Hay personas a las que se les va la vida pensando que su enemigo está junto a ellos, que los rodea e intenta lastimarlos. No se dan cuenta de que el verdadero rival para quienes piensan así, está dentro de sí mismos.
La competencia está afuera, lo he dicho ya, pero se nos olvida. Nos perdemos en la añoranza del pasado, reclamamos palabras que nunca se dijeron, no somos capaces de vernos a los ojos porque nos da miedo descubrir lo que somos.
Todo acto humano, todas las ideas, todas las estructuras, son aprendidos. En algún lugar de nuestras lacerantes sociedades nos enseñan a inventarnos fantasmas que nos acosan para creer que la vida vale la pena, que hay algo contra qué luchar. La realidad es que ya no hay grandes objetivos sociales ni grupales, nos dijeron que eso ya no sirve y lo creímos, nos convencieron de que lo mejor es ensimismarse y tomamos a la codicia por guía. Así nadie podría lastimarnos. Y olvidamos de esta manera cómo tratar con el otro.
La cosa no es así. El problema no existe hasta que así lo decidimos, y nos hemos alienado a tal punto que ya ni siquiera cuestionamos nada, como si todos debiéramos sentir y pensar lo mismo según una situación aparentemente conocida.

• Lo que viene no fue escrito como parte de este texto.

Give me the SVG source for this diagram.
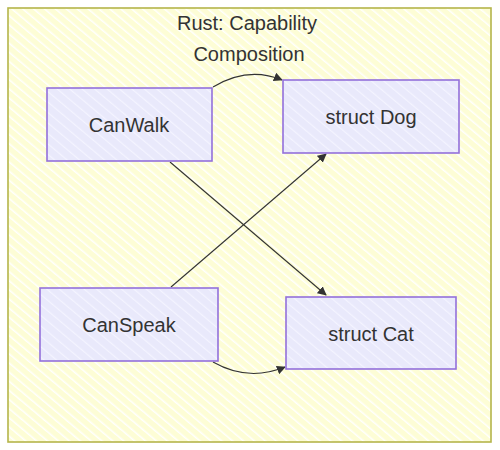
<svg xmlns="http://www.w3.org/2000/svg" width="500" height="450" viewBox="0 0 500 450">
<defs>
<pattern id="hatchY" patternUnits="userSpaceOnUse" width="7" height="7" patternTransform="rotate(-50)">
<rect width="7" height="7" fill="#fdfdd6"/>
<line x1="0" y1="0" x2="0" y2="7" stroke="#ffffff" stroke-width="3"/>
</pattern>
<pattern id="hatchN" patternUnits="userSpaceOnUse" width="8" height="8" patternTransform="rotate(-50)">
<rect width="8" height="8" fill="#e9e9fb"/>
<line x1="0" y1="0" x2="0" y2="8" stroke="#f4f4ff" stroke-width="2.5"/>
</pattern>
<marker id="arrow" viewBox="0 0 10 10" refX="9" refY="5" markerWidth="9" markerHeight="9" markerUnits="userSpaceOnUse" orient="auto">
<path d="M0,0 L10,5 L0,10 z" fill="#333333"/>
</marker>
<style>
.node rect{fill:url(#hatchN);stroke:#9370db;stroke-width:1.6}
.label{font-family:"Liberation Sans",Arial,sans-serif;font-size:20px;fill:#333333;text-anchor:middle;dominant-baseline:central}
.edge{fill:none;stroke:#333333;stroke-width:1.1;marker-end:url(#arrow)}
</style>
</defs>
<rect x="0" y="0" width="500" height="450" fill="#ffffff"/>
<g id="cluster">
<rect x="8" y="8" width="483" height="434" fill="url(#hatchY)" stroke="#b5b54a" stroke-width="1.6"/>
<text class="label" x="247" y="23">Rust: Capability</text>
<text class="label" x="249" y="54">Composition</text>
</g>
<g id="edges">
<path class="edge" d="M213,87 Q248,66 282,80"/>
<path class="edge" d="M170,162 L326,295"/>
<path class="edge" d="M171,287 L326,154"/>
<path class="edge" d="M213,362 Q248,382 285,367"/>
</g>
<g id="CanWalk" class="node">
<rect x="47" y="88" width="165" height="73"/>
<text class="label" x="129" y="125">CanWalk</text>
</g>
<g id="StructDog" class="node">
<rect x="283" y="80" width="176" height="73"/>
<text class="label" x="371" y="117">struct Dog</text>
</g>
<g id="CanSpeak" class="node">
<rect x="40" y="288" width="178" height="73"/>
<text class="label" x="129" y="325">CanSpeak</text>
</g>
<g id="StructCat" class="node">
<rect x="286" y="297" width="170" height="72"/>
<text class="label" x="371" y="334">struct Cat</text>
</g>
</svg>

Si tuviéramos la capacidad de reconocer a nuestros fantasmas, los que nos comen por dentro, sabríamos que lastimamos a los otros porque tememos volver a llorar como cuando niños.
El enemigo inventado es más poderoso no porque tenga más fuerza, sino porque nos golpea con nuestra propia inercia. La vida, la competencia de verdad, está afuera. Allá las miradas te acosan y hay que saber moverse. El hermano, el que está adentro, el que conoce dónde dormimos, el que sabe de dónde venimos, el que nos ha visto llorar, no es competencia. La vida real está afuera.